* begin *

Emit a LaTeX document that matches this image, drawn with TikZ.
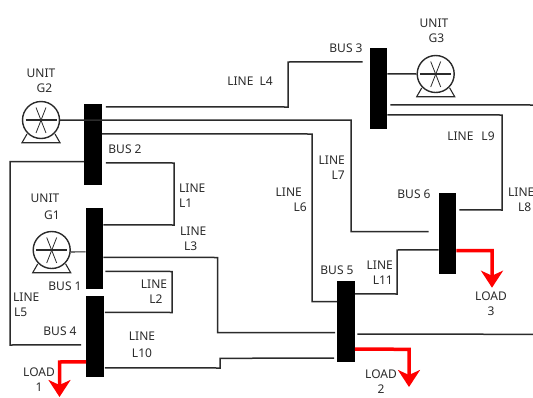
\documentclass[tikz,border=0pt]{standalone}
\usepackage{fontspec}
\setmainfont{Noto Sans}
\usetikzlibrary{arrows.meta, calc}
\definecolor{wiredark}{HTML}{2B2B2B}
\definecolor{loadred}{HTML}{FF0000}
\tikzset{
  busbar/.style={fill=black, draw=none, minimum width=17.5pt, minimum height=81pt, inner sep=0pt},
  wire/.style={wiredark, line width=1.5pt},
  loadwire/.style={loadred, line width=3.5pt, -{Stealth[length=17pt, width=22pt, inset=5pt]}},
  unitbody/.style={circle, draw=wiredark, line width=1.4pt, minimum size=37pt, inner sep=0pt},
  lbl/.style={text=wiredark, font=\fontsize{12}{15}\selectfont, align=center, inner sep=0pt}
}
\begin{document}
\begin{tikzpicture}[x=1pt, y=-1pt]

\useasboundingbox (0,0) rectangle (533,397);

% ================================================================
% Bus bars
% ================================================================
\node[busbar] (bus1) at (94.5,248.5) {};
\node[busbar] (bus2) at (93,144.5) {};
\node[busbar] (bus3) at (378.5,88) {};
\node[busbar] (bus4) at (95,336) {};
\node[busbar] (bus5) at (346,321) {};
\node[busbar] (bus6) at (447.5,233) {};

% ================================================================
% Generating units
% ================================================================
\foreach \gname/\gx/\gy in {unit1/51.7/250, unit2/41/120, unit3/435.7/74} {
  \node[unitbody] (\gname) at (\gx,\gy) {};
  \draw[wire, line width=1.2pt] ($(\gname)+(-15.5,0)$) -- ($(\gname)+(15.5,0)$);
  \draw[wire, line width=0.8pt] ($(\gname)+(-5,-12.5)$) -- ($(\gname)+(5,13)$);
  \draw[wire, line width=0.8pt] ($(\gname)+(5,-12.5)$) -- ($(\gname)+(-5,13)$);
  % Feet and base
  \draw[wire, line width=1.1pt] ($(\gname)+(-14,14)$) -- ($(\gname)+(-19,22.7)$)
    -- ($(\gname)+(19,22.7)$) -- ($(\gname)+(14,14)$);
}

% Unit leads
\draw[wire, line width=1.1pt] (unit1.east |- 0,252) -- ($(bus1.north west)+(0,44)$);
\draw[wire] (unit3.west) -- ($(bus3.north east)+(0,26.5)$);

% ================================================================
% Lines between buses
% ================================================================
% L1
\draw[wire] ($(bus2.north east)+(4,59)$) -- (174,163) -- (174,225) -- ($(bus1.north east)+(0,17)$);
% L2
\draw[wire] ($(bus1.north east)+(2,63.5)$) -- (172,271.5) -- (172,312.5) -- ($(bus4.north east)+(1,17)$);
% L3
\draw[wire] ($(bus1.north east)+(0,49.5)$) -- (217.5,257.5) -- (217.5,332.7) -- ($(bus5.north west)+(-2,52.2)$);
% L4
\draw[wire] ($(bus2.north east)+(4,3)$) -- (288,107) -- (288,62) -- ($(bus3.north west)+(-7,14.5)$);
% L5
\draw[wire] (bus2.north west |- 0,161.7) -- (10,161.7) -- (10,345) -- ($(bus4.north west)+(-5,49.5)$);
% L6
\draw[wire] ($(bus2.north east)+(0,30)$) -- (312,134) -- (312,301.7) -- ($(bus5.north west)+(0,21.2)$);
% L7, fed straight from unit G2 through bus 2
\draw[wire] (unit2.east) -- (351,120) -- (351,231.7) -- ($(bus6.north west)+(-10,39.2)$);
% L8, L9
\draw[wire] ($(bus3.north east)+(0,67.5)$) -- (502,115) -- (502,210) -- ($(bus6.north east)+(3,17.5)$);
\draw[wire] ($(bus3.north east)+(3,57.5)$) -- (533,105);
% L10
\draw[wire] ($(bus4.north east)+(1,72.5)$) -- (220,368) -- (220,358.3) -- ($(bus5.north west)+(-3,77.8)$);
% L11
\draw[wire] ($(bus5.north east)+(0,13.5)$) -- (397,294) -- (397,250) -- ($(bus6.north west)+(0,57.5)$);
% Line leaving bus 5
\draw[wire] ($(bus5.north east)+(2.5,53.8)$) -- (533,334.3);

% ================================================================
% Loads
% ================================================================
\coordinate (load1tip) at (59.5,397);
\coordinate (load2tip) at (409,387);
\coordinate (load3tip) at (492,287.7);
\draw[loadwire] ($(bus4.north west)+(0,66.5)$) -- (59.5,362) -- (load1tip);
\draw[loadwire] ($(bus5.north east)+(0,68.8)$) -- (409,349.3) -- (load2tip);
\draw[loadwire] ($(bus6.north east)+(0,58.2)$) -- (492,250.7) -- (load3tip);

% ================================================================
% Labels
% ================================================================
\node[lbl] (lblg2) at (41,81) {UNIT\\\hspace*{7pt}G2};
\node[lbl] (lblg1) at (45,206.5) {UNIT\\[2pt]\hspace*{14pt}G1};
\node[lbl] (lblg3) at (434,30.5) {UNIT\\\hspace*{5pt}G3};
\node[lbl] (lblb1) at (65,286) {BUS 1};
\node[lbl] (lblb2) at (125,149) {BUS 2};
\node[lbl] (lblb3) at (346,48) {BUS 3};
\node[lbl] (lblb4) at (60,331) {BUS 4};
\node[lbl] (lblb5) at (337,270) {BUS 5};
\node[lbl] (lblb6) at (414,194) {BUS 6};
\node[lbl, align=left, anchor=west] (lbll1) at (179,196) {LINE\\L1};
\node[lbl] (lbll2) at (154,292) {LINE\\\hspace*{4pt}L2};
\node[lbl, align=left, anchor=west] (lbll3) at (180,239) {LINE\\\hspace*{4pt}L3};
\node[lbl] (lbll4) at (250,81) {LINE\hspace{6pt}L4};
\node[lbl, align=left, anchor=west] (lbll5) at (13,305) {LINE\\\hspace*{1pt}L5};
\node[lbl, align=right, anchor=east] (lbll6) at (307,200) {LINE\hspace*{5pt}\\L6};
\node[lbl, align=right, anchor=east] (lbll7) at (345,167.5) {LINE\\L7};
\node[lbl, align=left, anchor=west] (lbll8) at (508,200) {LINE\\\hspace*{10pt}L8};
\node[lbl] (lbll9) at (471,136) {LINE\hspace{8pt}L9};
\node[lbl] (lbll10) at (142,344.5) {LINE\\[2pt]L10};
\node[lbl, align=right, anchor=east] (lbll11) at (393,273) {LINE\\L11};
\node[lbl] (lblload1) at (39,380) {LOAD\\1};
\node[lbl] (lblload2) at (381,382) {LOAD\\2};
\node[lbl] (lblload3) at (491,303.5) {LOAD\\3};

\end{tikzpicture}
\end{document}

* end *

▶ **Exercise details**: Repeat, exactly and in full, each line from the start of the data to the line that contains "(bus6) at (447.5,233)". Pictures do not go in.

▶ **Result for this exercise**:
Emit a LaTeX document that matches this image, drawn with TikZ.
\documentclass[tikz,border=0pt]{standalone}
\usepackage{fontspec}
\setmainfont{Noto Sans}
\usetikzlibrary{arrows.meta, calc}
\definecolor{wiredark}{HTML}{2B2B2B}
\definecolor{loadred}{HTML}{FF0000}
\tikzset{
  busbar/.style={fill=black, draw=none, minimum width=17.5pt, minimum height=81pt, inner sep=0pt},
  wire/.style={wiredark, line width=1.5pt},
  loadwire/.style={loadred, line width=3.5pt, -{Stealth[length=17pt, width=22pt, inset=5pt]}},
  unitbody/.style={circle, draw=wiredark, line width=1.4pt, minimum size=37pt, inner sep=0pt},
  lbl/.style={text=wiredark, font=\fontsize{12}{15}\selectfont, align=center, inner sep=0pt}
}
\begin{document}
\begin{tikzpicture}[x=1pt, y=-1pt]

\useasboundingbox (0,0) rectangle (533,397);

% ================================================================
% Bus bars
% ================================================================
\node[busbar] (bus1) at (94.5,248.5) {};
\node[busbar] (bus2) at (93,144.5) {};
\node[busbar] (bus3) at (378.5,88) {};
\node[busbar] (bus4) at (95,336) {};
\node[busbar] (bus5) at (346,321) {};
\node[busbar] (bus6) at (447.5,233) {};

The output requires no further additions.